### TASK TO COMPLETE
Extract only the first line of the listing and every line after it up to and including the one with "2.017, 2.017, 2.016, 2.016, 2.015, 2.015]". Omit the pictures.
= = = = =
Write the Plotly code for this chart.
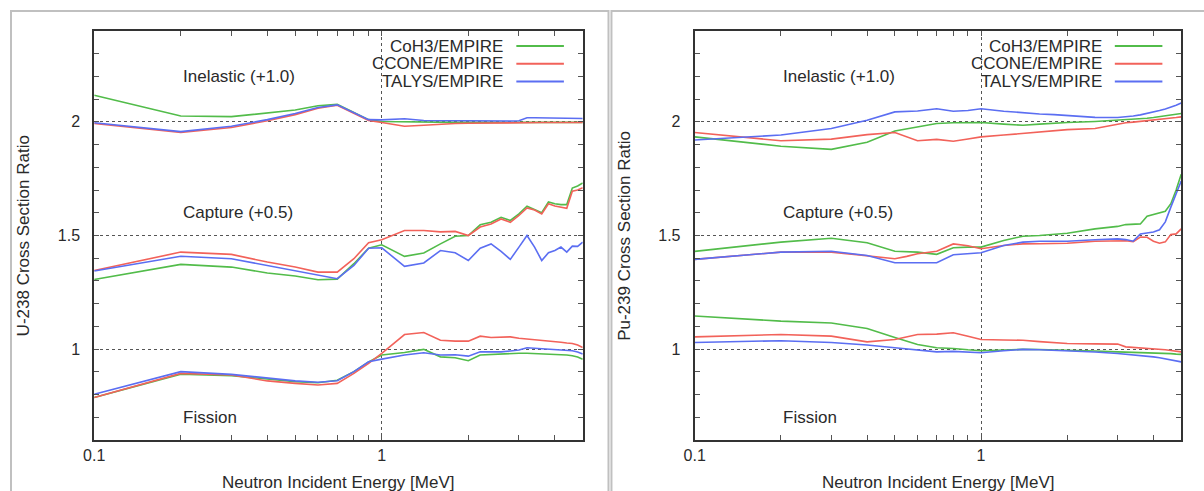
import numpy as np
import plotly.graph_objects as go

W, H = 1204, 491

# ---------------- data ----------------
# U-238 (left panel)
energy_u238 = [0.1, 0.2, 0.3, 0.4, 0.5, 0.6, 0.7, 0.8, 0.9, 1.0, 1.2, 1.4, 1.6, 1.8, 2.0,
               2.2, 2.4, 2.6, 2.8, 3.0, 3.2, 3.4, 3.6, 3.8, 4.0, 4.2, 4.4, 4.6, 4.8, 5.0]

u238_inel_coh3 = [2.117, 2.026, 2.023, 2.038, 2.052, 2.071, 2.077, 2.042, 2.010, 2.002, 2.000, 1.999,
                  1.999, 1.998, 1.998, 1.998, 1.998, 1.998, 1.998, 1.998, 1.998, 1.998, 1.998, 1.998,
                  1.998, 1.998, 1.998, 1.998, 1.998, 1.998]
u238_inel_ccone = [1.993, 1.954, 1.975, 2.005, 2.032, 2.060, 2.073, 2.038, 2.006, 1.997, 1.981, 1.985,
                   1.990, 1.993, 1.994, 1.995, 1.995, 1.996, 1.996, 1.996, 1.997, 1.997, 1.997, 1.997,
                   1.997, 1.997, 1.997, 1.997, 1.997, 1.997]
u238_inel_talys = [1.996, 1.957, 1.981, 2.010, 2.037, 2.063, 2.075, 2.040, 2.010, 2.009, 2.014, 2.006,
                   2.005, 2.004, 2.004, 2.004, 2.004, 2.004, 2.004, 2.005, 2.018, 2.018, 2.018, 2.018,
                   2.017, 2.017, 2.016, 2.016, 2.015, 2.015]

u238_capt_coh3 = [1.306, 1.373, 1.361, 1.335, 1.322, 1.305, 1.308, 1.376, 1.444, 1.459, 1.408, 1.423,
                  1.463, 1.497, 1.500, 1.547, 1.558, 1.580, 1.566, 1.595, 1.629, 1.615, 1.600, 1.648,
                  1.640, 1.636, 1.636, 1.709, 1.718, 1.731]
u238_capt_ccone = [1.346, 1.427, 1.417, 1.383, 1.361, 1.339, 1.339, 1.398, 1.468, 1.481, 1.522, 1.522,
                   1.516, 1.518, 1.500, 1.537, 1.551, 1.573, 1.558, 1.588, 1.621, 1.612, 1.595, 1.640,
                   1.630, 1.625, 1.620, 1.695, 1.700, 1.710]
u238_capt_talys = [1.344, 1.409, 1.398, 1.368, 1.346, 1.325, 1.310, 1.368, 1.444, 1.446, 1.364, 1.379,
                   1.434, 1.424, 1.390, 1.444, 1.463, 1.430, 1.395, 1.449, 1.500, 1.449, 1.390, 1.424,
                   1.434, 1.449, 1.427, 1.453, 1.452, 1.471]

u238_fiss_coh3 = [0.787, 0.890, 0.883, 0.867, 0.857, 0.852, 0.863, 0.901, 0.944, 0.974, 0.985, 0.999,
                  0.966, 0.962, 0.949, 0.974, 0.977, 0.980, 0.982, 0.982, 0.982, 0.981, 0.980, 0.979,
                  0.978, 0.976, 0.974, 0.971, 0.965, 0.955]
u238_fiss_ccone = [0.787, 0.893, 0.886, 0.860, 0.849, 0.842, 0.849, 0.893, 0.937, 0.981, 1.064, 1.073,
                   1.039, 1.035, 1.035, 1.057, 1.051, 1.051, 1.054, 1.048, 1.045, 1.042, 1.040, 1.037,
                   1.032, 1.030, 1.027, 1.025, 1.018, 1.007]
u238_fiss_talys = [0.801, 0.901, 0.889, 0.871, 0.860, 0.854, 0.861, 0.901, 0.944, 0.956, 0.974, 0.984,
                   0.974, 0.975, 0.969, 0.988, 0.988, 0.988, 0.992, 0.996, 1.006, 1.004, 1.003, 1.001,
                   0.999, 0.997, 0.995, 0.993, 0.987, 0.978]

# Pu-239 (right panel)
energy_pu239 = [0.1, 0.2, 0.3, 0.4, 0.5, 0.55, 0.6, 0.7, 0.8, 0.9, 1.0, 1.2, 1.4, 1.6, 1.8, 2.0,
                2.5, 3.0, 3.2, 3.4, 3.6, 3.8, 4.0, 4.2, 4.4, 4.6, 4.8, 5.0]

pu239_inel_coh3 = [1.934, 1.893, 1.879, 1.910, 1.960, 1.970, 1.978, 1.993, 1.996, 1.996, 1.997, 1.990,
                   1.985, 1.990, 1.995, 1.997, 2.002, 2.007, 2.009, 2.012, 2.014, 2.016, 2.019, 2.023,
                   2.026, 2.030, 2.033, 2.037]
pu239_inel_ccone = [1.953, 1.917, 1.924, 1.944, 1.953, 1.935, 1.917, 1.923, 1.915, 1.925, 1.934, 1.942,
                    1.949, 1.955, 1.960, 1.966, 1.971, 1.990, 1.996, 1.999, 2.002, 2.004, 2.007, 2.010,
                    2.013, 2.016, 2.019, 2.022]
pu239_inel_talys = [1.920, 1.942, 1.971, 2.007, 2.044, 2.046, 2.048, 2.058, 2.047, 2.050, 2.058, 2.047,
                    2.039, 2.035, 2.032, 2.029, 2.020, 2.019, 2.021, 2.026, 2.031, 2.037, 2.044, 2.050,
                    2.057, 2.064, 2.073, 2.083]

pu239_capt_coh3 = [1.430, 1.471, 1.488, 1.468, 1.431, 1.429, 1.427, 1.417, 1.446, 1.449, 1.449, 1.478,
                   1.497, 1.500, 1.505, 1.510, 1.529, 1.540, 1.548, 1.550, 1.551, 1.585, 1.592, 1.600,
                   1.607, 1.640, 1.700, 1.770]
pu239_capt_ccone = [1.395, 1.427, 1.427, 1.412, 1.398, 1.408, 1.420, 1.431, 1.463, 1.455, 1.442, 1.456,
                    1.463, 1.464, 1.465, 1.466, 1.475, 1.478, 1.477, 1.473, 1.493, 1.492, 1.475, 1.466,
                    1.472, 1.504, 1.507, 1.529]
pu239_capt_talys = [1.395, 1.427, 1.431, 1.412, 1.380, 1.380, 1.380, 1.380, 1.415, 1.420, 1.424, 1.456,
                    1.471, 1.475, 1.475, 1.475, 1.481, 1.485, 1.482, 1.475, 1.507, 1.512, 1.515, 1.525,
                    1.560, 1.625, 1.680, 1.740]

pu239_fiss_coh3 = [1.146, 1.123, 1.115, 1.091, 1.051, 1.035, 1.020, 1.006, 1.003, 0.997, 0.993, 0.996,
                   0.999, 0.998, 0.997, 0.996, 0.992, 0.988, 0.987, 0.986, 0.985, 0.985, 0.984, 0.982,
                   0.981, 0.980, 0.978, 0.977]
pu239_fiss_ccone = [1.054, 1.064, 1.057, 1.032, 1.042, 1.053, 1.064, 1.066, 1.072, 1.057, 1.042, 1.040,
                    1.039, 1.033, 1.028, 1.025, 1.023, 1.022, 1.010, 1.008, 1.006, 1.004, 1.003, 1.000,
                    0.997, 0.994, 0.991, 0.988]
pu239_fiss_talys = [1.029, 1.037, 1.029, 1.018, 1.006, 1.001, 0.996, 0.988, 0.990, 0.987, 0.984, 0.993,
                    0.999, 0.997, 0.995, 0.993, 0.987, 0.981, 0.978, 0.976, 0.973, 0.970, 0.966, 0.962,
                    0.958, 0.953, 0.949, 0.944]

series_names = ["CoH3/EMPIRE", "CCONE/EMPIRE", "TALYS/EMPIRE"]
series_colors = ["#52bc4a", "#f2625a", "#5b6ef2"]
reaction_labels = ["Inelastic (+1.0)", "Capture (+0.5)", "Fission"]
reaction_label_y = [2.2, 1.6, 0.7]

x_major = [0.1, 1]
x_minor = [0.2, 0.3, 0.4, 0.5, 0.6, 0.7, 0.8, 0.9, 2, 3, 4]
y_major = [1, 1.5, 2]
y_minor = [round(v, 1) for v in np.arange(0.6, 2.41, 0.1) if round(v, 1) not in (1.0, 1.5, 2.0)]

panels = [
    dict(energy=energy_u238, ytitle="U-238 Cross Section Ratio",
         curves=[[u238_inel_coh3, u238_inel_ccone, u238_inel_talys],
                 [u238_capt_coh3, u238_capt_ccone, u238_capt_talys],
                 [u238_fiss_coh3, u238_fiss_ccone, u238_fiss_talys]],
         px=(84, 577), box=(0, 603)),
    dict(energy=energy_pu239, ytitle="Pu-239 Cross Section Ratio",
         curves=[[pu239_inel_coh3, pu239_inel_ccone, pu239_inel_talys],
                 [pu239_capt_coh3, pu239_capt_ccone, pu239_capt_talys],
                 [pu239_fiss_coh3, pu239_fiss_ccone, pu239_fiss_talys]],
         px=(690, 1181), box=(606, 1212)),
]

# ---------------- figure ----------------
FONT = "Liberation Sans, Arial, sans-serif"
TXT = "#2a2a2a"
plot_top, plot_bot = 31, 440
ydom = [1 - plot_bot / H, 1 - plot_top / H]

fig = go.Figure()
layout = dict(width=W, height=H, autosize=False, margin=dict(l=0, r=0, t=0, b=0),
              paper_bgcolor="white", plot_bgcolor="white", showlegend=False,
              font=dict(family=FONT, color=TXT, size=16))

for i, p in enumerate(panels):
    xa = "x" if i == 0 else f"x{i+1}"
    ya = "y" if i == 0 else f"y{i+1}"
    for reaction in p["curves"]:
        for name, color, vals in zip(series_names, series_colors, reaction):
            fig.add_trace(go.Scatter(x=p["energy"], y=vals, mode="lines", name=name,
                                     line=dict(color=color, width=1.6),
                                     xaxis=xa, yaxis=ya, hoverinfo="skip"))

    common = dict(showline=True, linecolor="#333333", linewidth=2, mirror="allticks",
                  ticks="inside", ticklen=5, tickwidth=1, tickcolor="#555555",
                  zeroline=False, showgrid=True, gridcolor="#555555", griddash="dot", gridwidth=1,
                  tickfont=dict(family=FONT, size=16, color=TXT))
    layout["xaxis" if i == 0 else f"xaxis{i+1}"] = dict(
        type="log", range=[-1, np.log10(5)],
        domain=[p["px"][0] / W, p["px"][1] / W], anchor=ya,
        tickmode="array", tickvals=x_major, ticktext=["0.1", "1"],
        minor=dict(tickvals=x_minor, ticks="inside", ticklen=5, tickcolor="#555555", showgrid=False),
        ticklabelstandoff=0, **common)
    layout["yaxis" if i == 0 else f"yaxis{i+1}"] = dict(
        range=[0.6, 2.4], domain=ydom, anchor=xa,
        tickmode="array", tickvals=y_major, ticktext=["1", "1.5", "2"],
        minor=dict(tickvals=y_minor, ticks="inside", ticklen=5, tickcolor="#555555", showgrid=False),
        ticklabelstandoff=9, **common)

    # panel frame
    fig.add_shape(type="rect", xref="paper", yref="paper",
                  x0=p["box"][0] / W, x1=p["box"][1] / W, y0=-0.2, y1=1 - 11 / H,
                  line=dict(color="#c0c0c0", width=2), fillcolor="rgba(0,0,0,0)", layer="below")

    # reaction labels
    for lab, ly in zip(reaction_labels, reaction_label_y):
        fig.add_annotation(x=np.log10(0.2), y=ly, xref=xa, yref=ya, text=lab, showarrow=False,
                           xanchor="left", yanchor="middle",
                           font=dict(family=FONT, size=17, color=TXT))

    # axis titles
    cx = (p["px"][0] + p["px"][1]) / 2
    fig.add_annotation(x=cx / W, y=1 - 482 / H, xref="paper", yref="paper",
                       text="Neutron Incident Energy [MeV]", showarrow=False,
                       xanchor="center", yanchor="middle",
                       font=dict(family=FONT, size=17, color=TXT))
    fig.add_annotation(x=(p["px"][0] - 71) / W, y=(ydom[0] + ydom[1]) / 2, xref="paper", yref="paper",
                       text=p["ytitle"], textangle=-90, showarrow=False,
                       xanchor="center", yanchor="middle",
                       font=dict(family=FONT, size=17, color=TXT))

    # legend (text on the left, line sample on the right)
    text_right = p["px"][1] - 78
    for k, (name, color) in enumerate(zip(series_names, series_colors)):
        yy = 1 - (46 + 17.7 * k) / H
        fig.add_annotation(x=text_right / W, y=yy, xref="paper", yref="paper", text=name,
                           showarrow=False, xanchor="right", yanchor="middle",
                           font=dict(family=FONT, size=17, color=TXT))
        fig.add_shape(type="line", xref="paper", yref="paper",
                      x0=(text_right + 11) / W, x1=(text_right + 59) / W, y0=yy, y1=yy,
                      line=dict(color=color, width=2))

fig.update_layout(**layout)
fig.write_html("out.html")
= = = = =
### ANSWER TO THIS EXERCISE
Write the Plotly code for this chart.
import numpy as np
import plotly.graph_objects as go

W, H = 1204, 491

# ---------------- data ----------------
# U-238 (left panel)
energy_u238 = [0.1, 0.2, 0.3, 0.4, 0.5, 0.6, 0.7, 0.8, 0.9, 1.0, 1.2, 1.4, 1.6, 1.8, 2.0,
               2.2, 2.4, 2.6, 2.8, 3.0, 3.2, 3.4, 3.6, 3.8, 4.0, 4.2, 4.4, 4.6, 4.8, 5.0]

u238_inel_coh3 = [2.117, 2.026, 2.023, 2.038, 2.052, 2.071, 2.077, 2.042, 2.010, 2.002, 2.000, 1.999,
                  1.999, 1.998, 1.998, 1.998, 1.998, 1.998, 1.998, 1.998, 1.998, 1.998, 1.998, 1.998,
                  1.998, 1.998, 1.998, 1.998, 1.998, 1.998]
u238_inel_ccone = [1.993, 1.954, 1.975, 2.005, 2.032, 2.060, 2.073, 2.038, 2.006, 1.997, 1.981, 1.985,
                   1.990, 1.993, 1.994, 1.995, 1.995, 1.996, 1.996, 1.996, 1.997, 1.997, 1.997, 1.997,
                   1.997, 1.997, 1.997, 1.997, 1.997, 1.997]
u238_inel_talys = [1.996, 1.957, 1.981, 2.010, 2.037, 2.063, 2.075, 2.040, 2.010, 2.009, 2.014, 2.006,
                   2.005, 2.004, 2.004, 2.004, 2.004, 2.004, 2.004, 2.005, 2.018, 2.018, 2.018, 2.018,
                   2.017, 2.017, 2.016, 2.016, 2.015, 2.015]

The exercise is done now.